> GIVEN EXERCISE: All the data should be repeated exactly. Any image in it is left out.

> DATA EXTRACT:
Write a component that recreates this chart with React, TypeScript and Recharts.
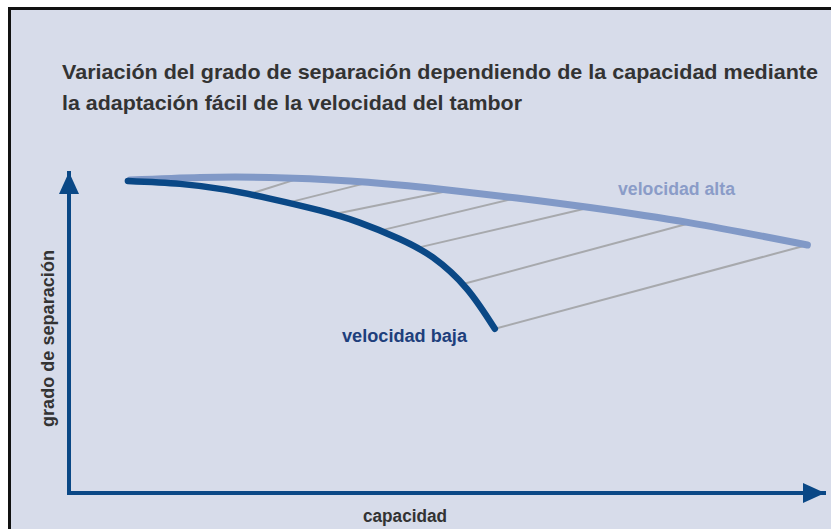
import { LineChart, Line, XAxis, YAxis } from 'recharts';

const TITULO = [
  'Variación del grado de separación dependiendo de la capacidad mediante',
  'la adaptación fácil de la velocidad del tambor',
];

// curva velocidad baja (capacidad 0-100, grado 0-100)
const CAPACIDAD_BAJA = [7.8, 14.7, 20.7, 26.6, 33.2, 38.5, 43.8, 48.2, 52.7, 56.4];
const GRADO_BAJA = [97.5, 96.6, 94.8, 92.0, 88.3, 84.5, 79.4, 73.6, 63.8, 51.3];

// curva velocidad alta
const CAPACIDAD_ALTA = [8.1, 17.4, 26.6, 37.2, 47.8, 59.3, 69.0, 82.3, 97.8];
const GRADO_ALTA = [97.8, 98.6, 98.6, 97.5, 95.3, 92.2, 89.2, 84.4, 77.5];

// rayado entre las dos curvas: punto en la baja -> punto en la alta
const RAYADO_DESDE = [
  [24.0, 93.5], [29.3, 90.9], [35.2, 87.2], [41.2, 82.0], [46.1, 76.6], [52.2, 65.3], [56.4, 51.3],
];
const RAYADO_HASTA = [
  [30.6, 98.4], [39.6, 97.0], [50.5, 94.5], [59.3, 92.2], [69.0, 89.2], [82.3, 84.4], [97.8, 77.5],
];

const baja = CAPACIDAD_BAJA.map((x, i) => ({ x, y: GRADO_BAJA[i] }));
const alta = CAPACIDAD_ALTA.map((x, i) => ({ x, y: GRADO_ALTA[i] }));
const rayado = RAYADO_DESDE.map((d, i) => [
  { x: d[0], y: d[1] },
  { x: RAYADO_HASTA[i][0], y: RAYADO_HASTA[i][1] },
]);

const AZUL = '#0a4886';
const AZUL_CLARO = '#8199c7';
const FONT = "'Liberation Sans Narrow', 'Liberation Sans', Arial, sans-serif";

export default function App() {
  return (
    <div
      style={{
        position: 'absolute',
        left: 0,
        top: 0,
        width: 831,
        height: 529,
        overflow: 'hidden',
        background: '#fff',
      }}
    >
      <div
        style={{
          position: 'absolute',
          left: 8,
          top: 7,
          width: 900,
          height: 600,
          border: '3px solid #111',
          background: '#d7dcea',
        }}
      />
      <div style={{ position: 'absolute', left: 0, top: 0 }}>
        <LineChart
          width={831}
          height={529}
          margin={{ top: 173, right: 7, bottom: 35, left: 68 }}
        >
          <defs>
            <marker
              id='flechaX'
              viewBox='0 0 22 20'
              markerUnits='userSpaceOnUse'
              markerWidth={22}
              markerHeight={20}
              refX={21}
              refY={10}
              orient='auto'
            >
              <path d='M0,0 L22,10 L0,20 z' fill={AZUL} />
            </marker>
            <marker
              id='flechaY'
              viewBox='0 0 22 20'
              markerUnits='userSpaceOnUse'
              markerWidth={22}
              markerHeight={20}
              refX={21}
              refY={10}
              orient='auto-start-reverse'
            >
              <path d='M0,0 L22,10 L0,20 z' fill={AZUL} />
            </marker>
          </defs>
          <XAxis
            type='number'
            dataKey='x'
            domain={[0, 100]}
            height={1}
            tick={false}
            tickLine={false}
            axisLine={{ stroke: AZUL, strokeWidth: 4, strokeLinecap: 'square', markerEnd: 'url(#flechaX)' }}
          />
          <YAxis
            type='number'
            dataKey='y'
            domain={[0, 100]}
            width={1}
            tick={false}
            tickLine={false}
            axisLine={{ stroke: AZUL, strokeWidth: 4, strokeLinecap: 'square', markerStart: 'url(#flechaY)' }}
          />
          {rayado.map((seg, i) => (
            <Line
              key={`r-${i}`}
              data={seg}
              dataKey='y'
              type='linear'
              stroke='#a7a9ad'
              strokeWidth={2}
              dot={false}
              activeDot={false}
              isAnimationActive={false}
            />
          ))}
          <Line
            data={alta}
            dataKey='y'
            type='natural'
            stroke={AZUL_CLARO}
            strokeWidth={7}
            strokeLinecap='round'
            dot={false}
            activeDot={false}
            isAnimationActive={false}
          />
          <Line
            data={baja}
            dataKey='y'
            type='natural'
            stroke={AZUL}
            strokeWidth={6.5}
            strokeLinecap='round'
            dot={false}
            activeDot={false}
            isAnimationActive={false}
          />
          <text x={62} y={79} fontFamily={FONT} fontWeight='bold' fontSize={21} fill='#333'
            textLength={756} lengthAdjust='spacingAndGlyphs'>
            {TITULO[0]}
          </text>
          <text x={62} y={110} fontFamily={FONT} fontWeight='bold' fontSize={21} fill='#333'
            textLength={460} lengthAdjust='spacingAndGlyphs'>
            {TITULO[1]}
          </text>
          <text x={342} y={342} fontFamily={FONT} fontWeight='bold' fontSize={18} fill='#1e3f7c'
            textLength={125} lengthAdjust='spacingAndGlyphs'>
            velocidad baja
          </text>
          <text x={618} y={195} fontFamily={FONT} fontWeight='bold' fontSize={18} fill='#8b9cc8'
            textLength={117} lengthAdjust='spacingAndGlyphs'>
            velocidad alta
          </text>
          <text x={363} y={522} fontFamily={FONT} fontWeight='bold' fontSize={18} fill='#333'
            textLength={84} lengthAdjust='spacingAndGlyphs'>
            capacidad
          </text>
          <text x={54} y={427} fontFamily={FONT} fontWeight='bold' fontSize={18} fill='#333'
            transform='rotate(-90 54 427)' textLength={177} lengthAdjust='spacingAndGlyphs'>
            grado de separación
          </text>
        </LineChart>
      </div>
    </div>
  );
}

> OUTPUT OF THE EXERCISE:
Write a component that recreates this chart with React, TypeScript and Recharts.
import { LineChart, Line, XAxis, YAxis } from 'recharts';

const TITULO = [
  'Variación del grado de separación dependiendo de la capacidad mediante',
  'la adaptación fácil de la velocidad del tambor',
];

// curva velocidad baja (capacidad 0-100, grado 0-100)
const CAPACIDAD_BAJA = [7.8, 14.7, 20.7, 26.6, 33.2, 38.5, 43.8, 48.2, 52.7, 56.4];
const GRADO_BAJA = [97.5, 96.6, 94.8, 92.0, 88.3, 84.5, 79.4, 73.6, 63.8, 51.3];

// curva velocidad alta
const CAPACIDAD_ALTA = [8.1, 17.4, 26.6, 37.2, 47.8, 59.3, 69.0, 82.3, 97.8];
const GRADO_ALTA = [97.8, 98.6, 98.6, 97.5, 95.3, 92.2, 89.2, 84.4, 77.5];

// rayado entre las dos curvas: punto en la baja -> punto en la alta
const RAYADO_DESDE = [
  [24.0, 93.5], [29.3, 90.9], [35.2, 87.2], [41.2, 82.0], [46.1, 76.6], [52.2, 65.3], [56.4, 51.3],
];
const RAYADO_HASTA = [
  [30.6, 98.4], [39.6, 97.0], [50.5, 94.5], [59.3, 92.2], [69.0, 89.2], [82.3, 84.4], [97.8, 77.5],
];

const baja = CAPACIDAD_BAJA.map((x, i) => ({ x, y: GRADO_BAJA[i] }));
const alta = CAPACIDAD_ALTA.map((x, i) => ({ x, y: GRADO_ALTA[i] }));
const rayado = RAYADO_DESDE.map((d, i) => [
  { x: d[0], y: d[1] },
  { x: RAYADO_HASTA[i][0], y: RAYADO_HASTA[i][1] },
]);

const AZUL = '#0a4886';
const AZUL_CLARO = '#8199c7';
const FONT = "'Liberation Sans Narrow', 'Liberation Sans', Arial, sans-serif";

export default function App() {
  return (
    <div
      style={{
        position: 'absolute',
        left: 0,
        top: 0,
        width: 831,
        height: 529,
        overflow: 'hidden',
        background: '#fff',
      }}
    >
      <div
        style={{
          position: 'absolute',
          left: 8,
          top: 7,
          width: 900,
          height: 600,
          border: '3px solid #111',
          background: '#d7dcea',
        }}
      />
      <div style={{ position: 'absolute', left: 0, top: 0 }}>
        <LineChart
          width={831}
          height={529}
          margin={{ top: 173, right: 7, bottom: 35, left: 68 }}
        >
          <defs>
            <marker
              id='flechaX'
              viewBox='0 0 22 20'
              markerUnits='userSpaceOnUse'
              markerWidth={22}
              markerHeight={20}
              refX={21}
              refY={10}
              orient='auto'
            >
              <path d='M0,0 L22,10 L0,20 z' fill={AZUL} />
            </marker>
            <marker
              id='flechaY'
              viewBox='0 0 22 20'
              markerUnits='userSpaceOnUse'
              markerWidth={22}
              markerHeight={20}
              refX={21}
              refY={10}
              orient='auto-start-reverse'
            >
              <path d='M0,0 L22,10 L0,20 z' fill={AZUL} />
            </marker>
          </defs>
          <XAxis
            type='number'
            dataKey='x'
            domain={[0, 100]}
            height={1}
            tick={false}
            tickLine={false}
            axisLine={{ stroke: AZUL, strokeWidth: 4, strokeLinecap: 'square', markerEnd: 'url(#flechaX)' }}
          />
          <YAxis
            type='number'
            dataKey='y'
            domain={[0, 100]}
            width={1}
            tick={false}
            tickLine={false}
            axisLine={{ stroke: AZUL, strokeWidth: 4, strokeLinecap: 'square', markerStart: 'url(#flechaY)' }}
          />
          {rayado.map((seg, i) => (
            <Line
              key={`r-${i}`}
              data={seg}
              dataKey='y'
              type='linear'
              stroke='#a7a9ad'
              strokeWidth={2}
              dot={false}
              activeDot={false}
              isAnimationActive={false}
            />
          ))}
          <Line
            data={alta}
            dataKey='y'
            type='natural'
            stroke={AZUL_CLARO}
            strokeWidth={7}
            strokeLinecap='round'
            dot={false}
            activeDot={false}
            isAnimationActive={false}
          />
          <Line
            data={baja}
            dataKey='y'
            type='natural'
            stroke={AZUL}
            strokeWidth={6.5}
            strokeLinecap='round'
            dot={false}
            activeDot={false}
            isAnimationActive={false}
          />
          <text x={62} y={79} fontFamily={FONT} fontWeight='bold' fontSize={21} fill='#333'
            textLength={756} lengthAdjust='spacingAndGlyphs'>
            {TITULO[0]}
          </text>
          <text x={62} y={110} fontFamily={FONT} fontWeight='bold' fontSize={21} fill='#333'
            textLength={460} lengthAdjust='spacingAndGlyphs'>
            {TITULO[1]}
          </text>
          <text x={342} y={342} fontFamily={FONT} fontWeight='bold' fontSize={18} fill='#1e3f7c'
            textLength={125} lengthAdjust='spacingAndGlyphs'>
            velocidad baja
          </text>
          <text x={618} y={195} fontFamily={FONT} fontWeight='bold' fontSize={18} fill='#8b9cc8'
            textLength={117} lengthAdjust='spacingAndGlyphs'>
            velocidad alta
          </text>
          <text x={363} y={522} fontFamily={FONT} fontWeight='bold' fontSize={18} fill='#333'
            textLength={84} lengthAdjust='spacingAndGlyphs'>
            capacidad
          </text>
          <text x={54} y={427} fontFamily={FONT} fontWeight='bold' fontSize={18} fill='#333'
            transform='rotate(-90 54 427)' textLength={177} lengthAdjust='spacingAndGlyphs'>
            grado de separación
          </text>
        </LineChart>
      </div>
    </div>
  );
}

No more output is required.